Joaquin Solís

The missing readme notes

Chapter 2: getting to conscious competence.

Learning to learn

  • Front-load your learning: learn how everything works.

  • Learn by doing: we learn little by reading and learn a lot by doing.

  • Experiment with code: run experiments to learn how code truly works.

  • Read: spend a portion of each week reading. You can read: team documentation, design documents, tickets backlogs, books, papers, and technical sites.

  • Watch presentations: It could be: internal company talks or external Youtube videos (tutorials or conference presentations).

  • Attend meetups and conferences (sparingly): These are good for networking and discovering new ideas.

  • shadow and pair with experienced engineers: The shadower is an active participant: they take notes and ask questions.

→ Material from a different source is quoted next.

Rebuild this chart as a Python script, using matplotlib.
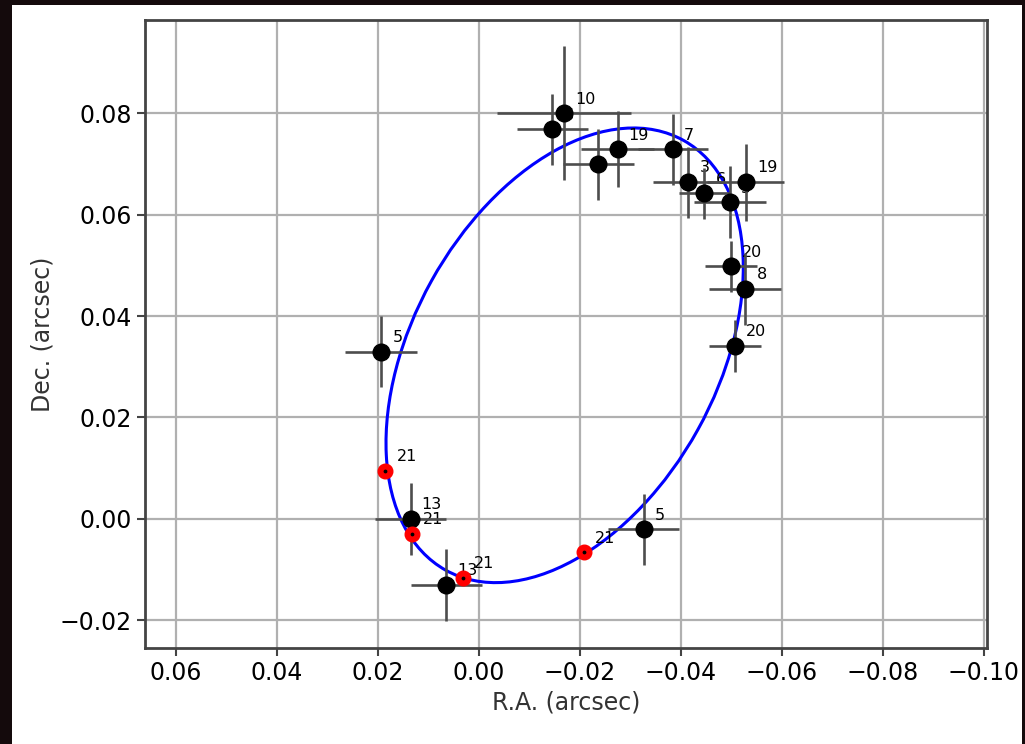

  • Experiment with side projects: Working on side projects will expose you to new technologies and ideas.

Asking questions

  • Do your research: try to find the answer for yourself. Not only on the internet; search on docs, readmes, and bugs tracker. Try to turn your code questions into unit tests to demonstrate.

  • Timebox: limit how long you research a question. Set a limit for your question before your start to search.

  • Show your work: Describe to others what you did to find the answer, that will help them to find a specific answer and avoid options.

  • Prefer multicast, asynchronous communication: post your question in a chat or mail group, that will avoid interrupting others.